**Stated goal:** Skip the pictures. Transcribe the rest of the data below without changing a word.

**Source excerpt:**
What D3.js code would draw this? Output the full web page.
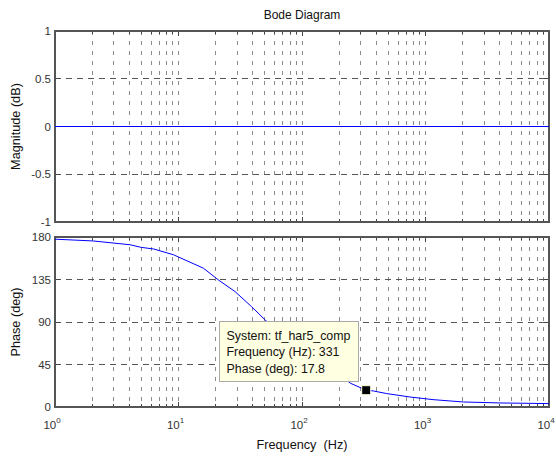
<!DOCTYPE html>
<html>
<head>
<meta charset="utf-8">
<script src="https://cdn.jsdelivr.net/npm/d3@7"></script>
<style>
  body { margin: 0; background: #fff; }
  svg { font-family: "Liberation Sans", Arial, sans-serif; }
  .tick-label { font-size: 11.5px; fill: #333; }
  .axis-label { font-size: 12.7px; fill: #111; }
</style>
</head>
<body>
<div id="chart"></div>
<script>
// bode of tf_har5_comp
const MAG_FREQ = [1, 10000];
const MAG_DB = [0, 0];

const PHASE_FREQ = [1, 2.04, 4.05, 5.0, 6.3, 9.1, 15.9, 21, 28.7, 39, 51, 249, 331, 378, 485, 748, 1150, 2030, 4000, 10000];
const PHASE_DEG = [177.7, 175.8, 171.8, 169, 167.3, 161.2, 147, 134.6, 122.2, 106.3, 91.4, 24.9, 17.8, 17, 14.2, 10.6, 7.8, 5.3, 4.3, 3.6];

const MAG_TICKS = [-1, -0.5, 0, 0.5, 1];
const PHASE_TICKS = [0, 45, 90, 135, 180];
const DECADES = [0, 1, 2, 3, 4];

const TIP = { freq: 331, phase: 17.8, lines: ["System: tf_har5_comp", "Frequency (Hz): 331", "Phase (deg): 17.8"] };

const W = 556, H = 457;
const LEFT = 55, RIGHT = 549;
const MAG_BOX = { top: 31, bottom: 222 };
const PH_BOX = { top: 237, bottom: 407 };

const svg = d3.select("#chart").append("svg").attr("width", W).attr("height", H);

const x = d3.scaleLog().domain([1, 10000]).range([LEFT, RIGHT]);
const yMag = d3.scaleLinear().domain([-1, 1]).range([MAG_BOX.bottom, MAG_BOX.top]);
const yPh = d3.scaleLinear().domain([0, 180]).range([PH_BOX.bottom, PH_BOX.top]);

// minor + major log frequencies for the grid
const gridFreqs = [];
DECADES.slice(0, -1).forEach((e) => {
  for (let k = 1; k <= 9; k++) gridFreqs.push(k * Math.pow(10, e));
});
gridFreqs.push(10000);

function drawPanel(box, y, ticks) {
  const g = svg.append("g");
  // vertical grid
  g.selectAll(".vgrid")
    .data(gridFreqs.filter((f) => f > 1 && f < 10000))
    .join("line")
    .attr("x1", (d) => x(d)).attr("x2", (d) => x(d))
    .attr("y1", box.top).attr("y2", box.bottom)
    .attr("stroke", "#8a8a8a")
    .attr("stroke-width", 1)
    .attr("stroke-dasharray", "4,6")
    .attr("shape-rendering", "crispEdges");
  // horizontal grid
  g.selectAll(".hgrid")
    .data(ticks.slice(1, -1))
    .join("line")
    .attr("x1", LEFT).attr("x2", RIGHT)
    .attr("y1", (d) => y(d)).attr("y2", (d) => y(d))
    .attr("stroke", "#555")
    .attr("stroke-width", 1)
    .attr("stroke-dasharray", "6,5")
    .attr("shape-rendering", "crispEdges");

  // x ticks inside the box (top + bottom)
  g.selectAll(".xt")
    .data(gridFreqs.filter((f) => f > 1 && f < 10000))
    .join("path")
    .attr("d", (d) => {
      const len = Number.isInteger(Math.log10(d)) ? 5 : 3;
      return `M${x(d)},${box.bottom}v${-len}M${x(d)},${box.top}v${len}`;
    })
    .attr("stroke", "#444")
    .attr("shape-rendering", "crispEdges");
  // y ticks left + right
  g.selectAll(".yt")
    .data(ticks)
    .join("path")
    .attr("d", (d) => `M${LEFT},${y(d)}h5M${RIGHT},${y(d)}h-5`)
    .attr("stroke", "#444")
    .attr("shape-rendering", "crispEdges");

  // box
  g.append("rect")
    .attr("x", LEFT).attr("y", box.top)
    .attr("width", RIGHT - LEFT).attr("height", box.bottom - box.top)
    .attr("fill", "none")
    .attr("stroke", "#555")
    .attr("stroke-width", 1.2)
    .attr("shape-rendering", "crispEdges");

  // y tick labels
  g.selectAll(".yl")
    .data(ticks)
    .join("text")
    .attr("class", "tick-label")
    .attr("x", LEFT - 4)
    .attr("y", (d) => y(d))
    .attr("dy", "0.35em")
    .attr("text-anchor", "end")
    .text((d) => d);
  return g;
}

drawPanel(MAG_BOX, yMag, MAG_TICKS);
drawPanel(PH_BOX, yPh, PHASE_TICKS);

// curves
const magLine = d3.line().x((d, i) => x(MAG_FREQ[i])).y((d) => yMag(d));
svg.append("path")
  .datum(MAG_DB)
  .attr("d", magLine)
  .attr("fill", "none")
  .attr("stroke", "#0000ff")
  .attr("stroke-width", 1.2);

const phLine = d3.line().x((d, i) => x(PHASE_FREQ[i])).y((d) => yPh(d));
svg.append("path")
  .datum(PHASE_DEG)
  .attr("d", phLine)
  .attr("fill", "none")
  .attr("stroke", "#0000ff")
  .attr("stroke-width", 1);

// x tick labels 10^n
DECADES.forEach((e) => {
  const t = svg.append("text")
    .attr("class", "tick-label")
    .attr("x", x(Math.pow(10, e)) - 3)
    .attr("y", 429)
    .attr("text-anchor", "middle");
  t.append("tspan").text("10");
  t.append("tspan").attr("dy", -6).attr("font-size", "8px").text(e);
});

// titles
svg.append("text")
  .attr("x", (LEFT + RIGHT) / 2).attr("y", 19)
  .attr("text-anchor", "middle")
  .attr("font-size", "12px").attr("fill", "#111")
  .text("Bode Diagram");

svg.append("text")
  .attr("class", "axis-label")
  .attr("x", (LEFT + RIGHT) / 2).attr("y", 449)
  .attr("text-anchor", "middle")
  .attr("xml:space", "preserve")
  .text("Frequency  (Hz)");

svg.append("text")
  .attr("class", "axis-label")
  .attr("transform", `translate(20,${(MAG_BOX.top + MAG_BOX.bottom) / 2}) rotate(-90)`)
  .attr("text-anchor", "middle")
  .text("Magnitude (dB)");

svg.append("text")
  .attr("class", "axis-label")
  .attr("transform", `translate(20,${(PH_BOX.top + PH_BOX.bottom) / 2}) rotate(-90)`)
  .attr("text-anchor", "middle")
  .text("Phase (deg)");

// datatip
const mx = x(TIP.freq), my = yPh(TIP.phase);
svg.append("rect")
  .attr("x", mx - 4.5).attr("y", my - 4.5)
  .attr("width", 9).attr("height", 9)
  .attr("fill", "#000")
  .attr("stroke", "#ffffe0").attr("stroke-width", 1);

const tip = svg.append("g").attr("transform", "translate(219.5,321.5)");
tip.append("rect")
  .attr("width", 139).attr("height", 60)
  .attr("fill", "#ffffe1")
  .attr("stroke", "#aaa");
tip.selectAll("text")
  .data(TIP.lines)
  .join("text")
  .attr("x", 7)
  .attr("y", (d, i) => 18 + i * 16.5)
  .attr("font-size", "12.4px")
  .attr("fill", "#111")
  .text((d) => d);
</script>
</body>
</html>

**Task solution:**
What D3.js code would draw this? Output the full web page.
<!DOCTYPE html>
<html>
<head>
<meta charset="utf-8">
<script src="https://cdn.jsdelivr.net/npm/d3@7"></script>
<style>
  body { margin: 0; background: #fff; }
  svg { font-family: "Liberation Sans", Arial, sans-serif; }
  .tick-label { font-size: 11.5px; fill: #333; }
  .axis-label { font-size: 12.7px; fill: #111; }
</style>
</head>
<body>
<div id="chart"></div>
<script>
// bode of tf_har5_comp
const MAG_FREQ = [1, 10000];
const MAG_DB = [0, 0];

const PHASE_FREQ = [1, 2.04, 4.05, 5.0, 6.3, 9.1, 15.9, 21, 28.7, 39, 51, 249, 331, 378, 485, 748, 1150, 2030, 4000, 10000];
const PHASE_DEG = [177.7, 175.8, 171.8, 169, 167.3, 161.2, 147, 134.6, 122.2, 106.3, 91.4, 24.9, 17.8, 17, 14.2, 10.6, 7.8, 5.3, 4.3, 3.6];

const MAG_TICKS = [-1, -0.5, 0, 0.5, 1];
const PHASE_TICKS = [0, 45, 90, 135, 180];
const DECADES = [0, 1, 2, 3, 4];

const TIP = { freq: 331, phase: 17.8, lines: ["System: tf_har5_comp", "Frequency (Hz): 331", "Phase (deg): 17.8"] };

const W = 556, H = 457;
const LEFT = 55, RIGHT = 549;
const MAG_BOX = { top: 31, bottom: 222 };
const PH_BOX = { top: 237, bottom: 407 };

const svg = d3.select("#chart").append("svg").attr("width", W).attr("height", H);

const x = d3.scaleLog().domain([1, 10000]).range([LEFT, RIGHT]);
const yMag = d3.scaleLinear().domain([-1, 1]).range([MAG_BOX.bottom, MAG_BOX.top]);
const yPh = d3.scaleLinear().domain([0, 180]).range([PH_BOX.bottom, PH_BOX.top]);

// minor + major log frequencies for the grid
const gridFreqs = [];
DECADES.slice(0, -1).forEach((e) => {
  for (let k = 1; k <= 9; k++) gridFreqs.push(k * Math.pow(10, e));
});
gridFreqs.push(10000);

function drawPanel(box, y, ticks) {
  const g = svg.append("g");
  // vertical grid
  g.selectAll(".vgrid")
    .data(gridFreqs.filter((f) => f > 1 && f < 10000))
    .join("line")
    .attr("x1", (d) => x(d)).attr("x2", (d) => x(d))
    .attr("y1", box.top).attr("y2", box.bottom)
    .attr("stroke", "#8a8a8a")
    .attr("stroke-width", 1)
    .attr("stroke-dasharray", "4,6")
    .attr("shape-rendering", "crispEdges");
  // horizontal grid
  g.selectAll(".hgrid")
    .data(ticks.slice(1, -1))
    .join("line")
    .attr("x1", LEFT).attr("x2", RIGHT)
    .attr("y1", (d) => y(d)).attr("y2", (d) => y(d))
    .attr("stroke", "#555")
    .attr("stroke-width", 1)
    .attr("stroke-dasharray", "6,5")
    .attr("shape-rendering", "crispEdges");

  // x ticks inside the box (top + bottom)
  g.selectAll(".xt")
    .data(gridFreqs.filter((f) => f > 1 && f < 10000))
    .join("path")
    .attr("d", (d) => {
      const len = Number.isInteger(Math.log10(d)) ? 5 : 3;
      return `M${x(d)},${box.bottom}v${-len}M${x(d)},${box.top}v${len}`;
    })
    .attr("stroke", "#444")
    .attr("shape-rendering", "crispEdges");
  // y ticks left + right
  g.selectAll(".yt")
    .data(ticks)
    .join("path")
    .attr("d", (d) => `M${LEFT},${y(d)}h5M${RIGHT},${y(d)}h-5`)
    .attr("stroke", "#444")
    .attr("shape-rendering", "crispEdges");

  // box
  g.append("rect")
    .attr("x", LEFT).attr("y", box.top)
    .attr("width", RIGHT - LEFT).attr("height", box.bottom - box.top)
    .attr("fill", "none")
    .attr("stroke", "#555")
    .attr("stroke-width", 1.2)
    .attr("shape-rendering", "crispEdges");

  // y tick labels
  g.selectAll(".yl")
    .data(ticks)
    .join("text")
    .attr("class", "tick-label")
    .attr("x", LEFT - 4)
    .attr("y", (d) => y(d))
    .attr("dy", "0.35em")
    .attr("text-anchor", "end")
    .text((d) => d);
  return g;
}

drawPanel(MAG_BOX, yMag, MAG_TICKS);
drawPanel(PH_BOX, yPh, PHASE_TICKS);

// curves
const magLine = d3.line().x((d, i) => x(MAG_FREQ[i])).y((d) => yMag(d));
svg.append("path")
  .datum(MAG_DB)
  .attr("d", magLine)
  .attr("fill", "none")
  .attr("stroke", "#0000ff")
  .attr("stroke-width", 1.2);

const phLine = d3.line().x((d, i) => x(PHASE_FREQ[i])).y((d) => yPh(d));
svg.append("path")
  .datum(PHASE_DEG)
  .attr("d", phLine)
  .attr("fill", "none")
  .attr("stroke", "#0000ff")
  .attr("stroke-width", 1);

// x tick labels 10^n
DECADES.forEach((e) => {
  const t = svg.append("text")
    .attr("class", "tick-label")
    .attr("x", x(Math.pow(10, e)) - 3)
    .attr("y", 429)
    .attr("text-anchor", "middle");
  t.append("tspan").text("10");
  t.append("tspan").attr("dy", -6).attr("font-size", "8px").text(e);
});

// titles
svg.append("text")
  .attr("x", (LEFT + RIGHT) / 2).attr("y", 19)
  .attr("text-anchor", "middle")
  .attr("font-size", "12px").attr("fill", "#111")
  .text("Bode Diagram");

svg.append("text")
  .attr("class", "axis-label")
  .attr("x", (LEFT + RIGHT) / 2).attr("y", 449)
  .attr("text-anchor", "middle")
  .attr("xml:space", "preserve")
  .text("Frequency  (Hz)");

svg.append("text")
  .attr("class", "axis-label")
  .attr("transform", `translate(20,${(MAG_BOX.top + MAG_BOX.bottom) / 2}) rotate(-90)`)
  .attr("text-anchor", "middle")
  .text("Magnitude (dB)");

svg.append("text")
  .attr("class", "axis-label")
  .attr("transform", `translate(20,${(PH_BOX.top + PH_BOX.bottom) / 2}) rotate(-90)`)
  .attr("text-anchor", "middle")
  .text("Phase (deg)");

// datatip
const mx = x(TIP.freq), my = yPh(TIP.phase);
svg.append("rect")
  .attr("x", mx - 4.5).attr("y", my - 4.5)
  .attr("width", 9).attr("height", 9)
  .attr("fill", "#000")
  .attr("stroke", "#ffffe0").attr("stroke-width", 1);

const tip = svg.append("g").attr("transform", "translate(219.5,321.5)");
tip.append("rect")
  .attr("width", 139).attr("height", 60)
  .attr("fill", "#ffffe1")
  .attr("stroke", "#aaa");
tip.selectAll("text")
  .data(TIP.lines)
  .join("text")
  .attr("x", 7)
  .attr("y", (d, i) => 18 + i * 16.5)
  .attr("font-size", "12.4px")
  .attr("fill", "#111")
  .text((d) => d);
</script>
</body>
</html>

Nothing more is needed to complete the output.